私の絵画スタイル遍歴 写すことを乗り越えて
初めまして、画家のハセガワです。作品を出来るだけ多くの方々に見て頂きたくnote を始めました。
画家生活はかれこれ四十年近くになります。若い頃は本質的な問題より描写技術ばかりに気を取られ目先を変え迷い続けてきました。こんなフォトリアル・アクリルもその中のひとつです。
色々な様式・技法を試した末、元々の志望で美術大学の専攻でもあった油絵・西欧絵画に戻ることでいったんは落ち着くかに思えたのですが、、、
しかし何かが足りない。深いところで自分に結びついた土台がない。そこで、好きな西欧文学の世界をテーマにしようとプルーストの「失われた時を求めて」にすがりました。その理由は独創性を狙えば、誰も手を着けないものが良いと思ったからです。
そのようなものは案の定たやすく絵になるものではなく、今度はテーマで使うモチーフから入ろうと波を描くべく近郊の海岸へ取材に行ったのです。携帯用椅子に座ってボーッと波を見ていた時でした、突然、思ったのです。この波は地中海? 西欧文学を西欧絵画で描く、違う! 日本の海、波と言えば壇ノ浦、平家物語、ここは日本だ、お前は日本人だ。
恥ずかしながら高校時代、古典はサボってばかりでろくに勉強したことがありません。興味も持っていなかった。なのに突然平家物語です。自覚できない深いところで何かが染みついているのです。
いったん気になり出すと、吸っている空気の湿り気、空の色、野の花、飲んでいる水も食べ物だってみんな西欧とは違います。
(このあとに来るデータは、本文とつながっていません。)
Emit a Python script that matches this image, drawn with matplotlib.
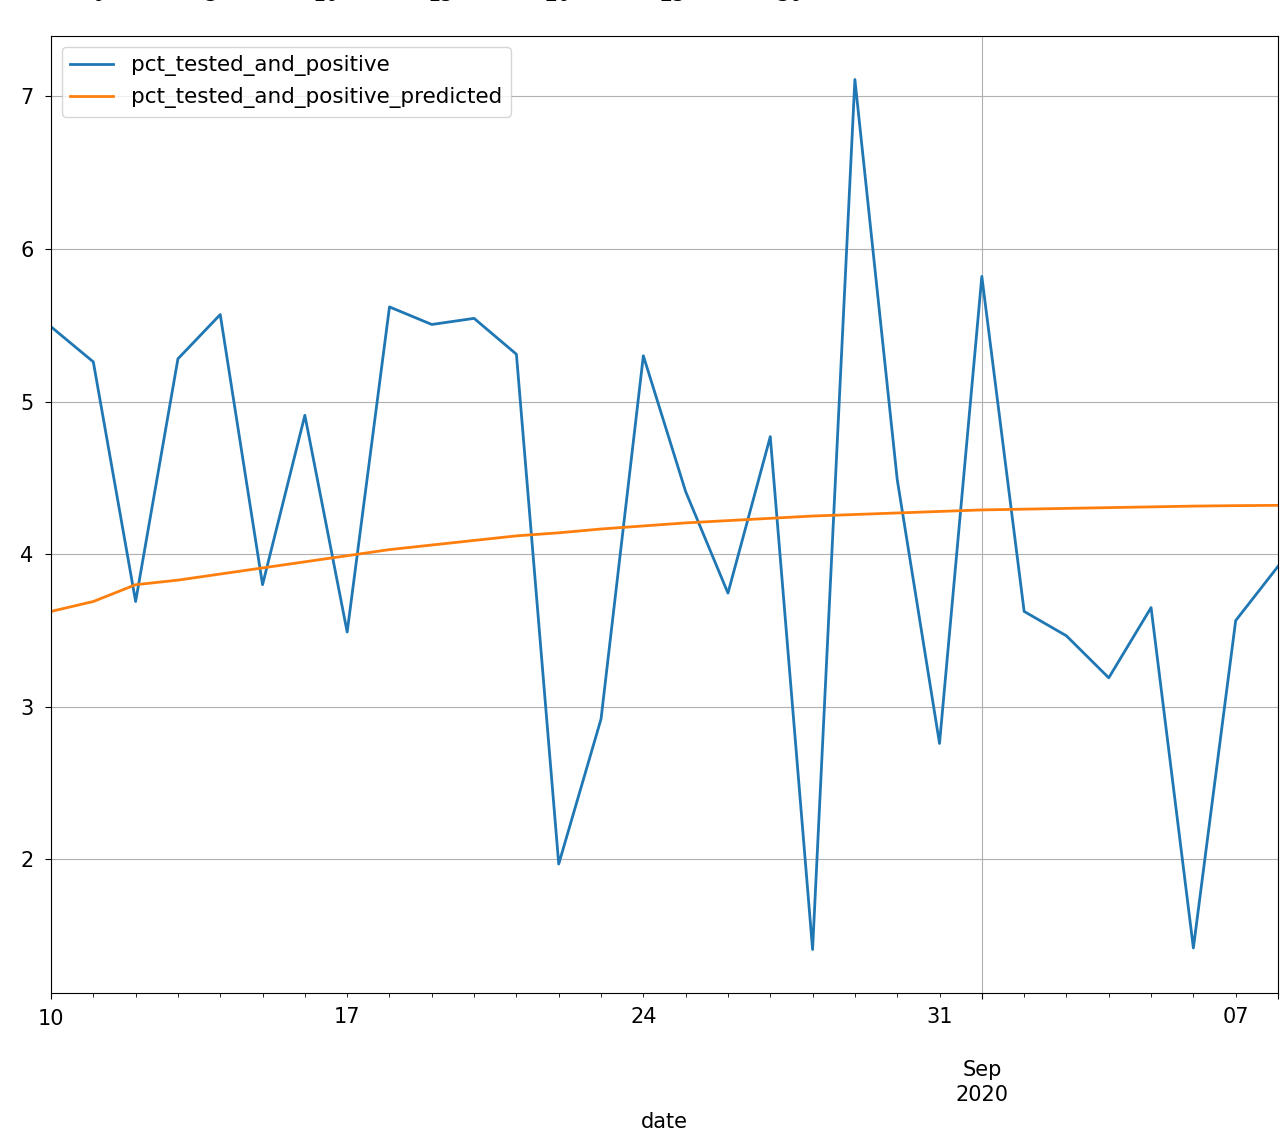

この現実を無視した制作はない。
見る絵も、聴く音楽も、読む文学も日本に、それも古い日本に、まるで反動保守の様に変えました。その当初読んだ東京大学出版の日本美術史全巻は様々な意味で参考になりました。美術と言うのは西欧の影響で明治期にできた言葉でした。思えば美術よりも日本の「美術」は永い伝統を持っています。博物館・美術館で絵を見ることが、何も茶室の床の間に絵を掛けることより進んでいる分けではありません。
日本を思い出した新しい出発で決めたのは独創性を目指さないこと。テーマは古典文学にしました。そのわけは私達が描いて来たものだから。乱暴に言えば何を描くか自分では選ばない。様式も技法も同じです。日本の伝統にあるものの組み合わせです。新しいものは何もありません
このかたちになって10年あまり、その中で変化もありました。そのあたりや具体的な技法についても少しずつ書いて行きたいと思います。